For more than 20 years, "Deadliest Catch" has caused fans to teeter on the edge of their couches, sometimes mortified by the level of risk these brave fishermen endure on a daily basis. No matter which season you tune in to, you're bound to witness the effects of rogue waves, mechanical failures, horrific weather, and countless other unknown dangerous factors. However, with this still being a TV show, there are plenty of doubters who insist that something this exciting/risky couldn't possibly be 100% real. These same conspiracy theorists point to post-editing manipulation as the reason audiences consistently get the action they crave. 

Believe it or not, occasionally, these Debbie-downers have a solid case. For example, back in 2008, there was one particular dire situation, involving the crab boat known as the Wizard. Of course, it wouldn't be the first time the ship charted dangerous waters. In fact, Wizard Captain Keith Colburn once led the "Deadliest Catch" cast into a typhoon. Notably, however, the specific moment in question was, in fact, manipulated. The question remains: how much of the story stayed in the realm of reality?

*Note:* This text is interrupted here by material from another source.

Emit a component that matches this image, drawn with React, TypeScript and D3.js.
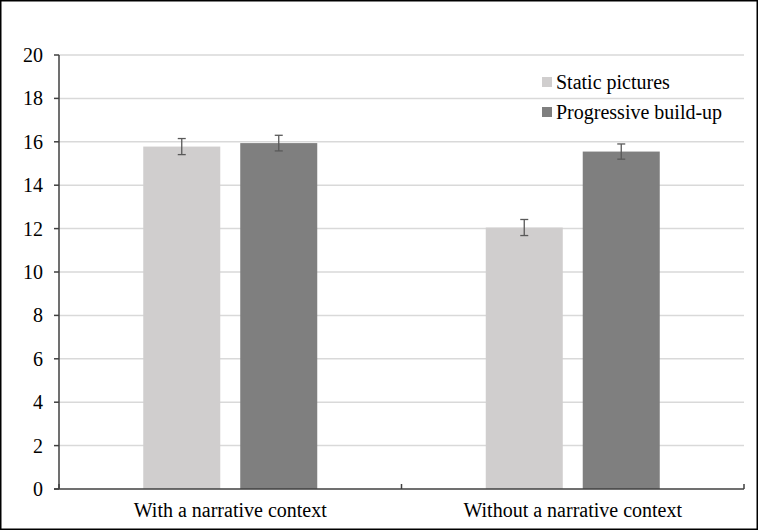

Scene splicing is more common than most realize

For the producers of a reality show, the last thing they want is for fans to suddenly question the show's, well, reality. Some plot manipulation can be expected for shows like "The Kardashians" or "Big Brother," but for fans of a show like "Deadliest Catch," just the thought of this can be jarring, if not infuriating. Back in 2008, the reality of "Deadliest Catch" was put into question. And this particular moment turned out to be an editing tactic that's more common than most would expect. 

The moment in question occurred in Season 4, Episode 1 ("Get 'Em Back Safe!") when the Wizard was sideswiped by a rogue wave. The impact caused a sudden leak and the vessel's underbelly to flood. However, based on production notes that the Hollywood Reporter obtained, the footage of a storm that occurred on a different day was edited into these scenes portraying the Wizard's flooding scare. But, for those who want to jump to the conclusion that the show is fake, a perfectly reasonable explanation was given to push that notion aside.

Discovery General Manager and President John Ford explained that because there was no external shot of that wave hitting the Wizard, producers used footage from a different day. These "pick-up shots" are common for story continuity. Ford confirmed, "The thing we didn't have on camera was the actual wave that struck the Wizard." He went on to explain how pick-up shots are common for all unscripted programming, having nothing to do with plot manipulation. "Everything that you see in the show happened," Ford said. "Nothing is made up and nothing needs to be made up."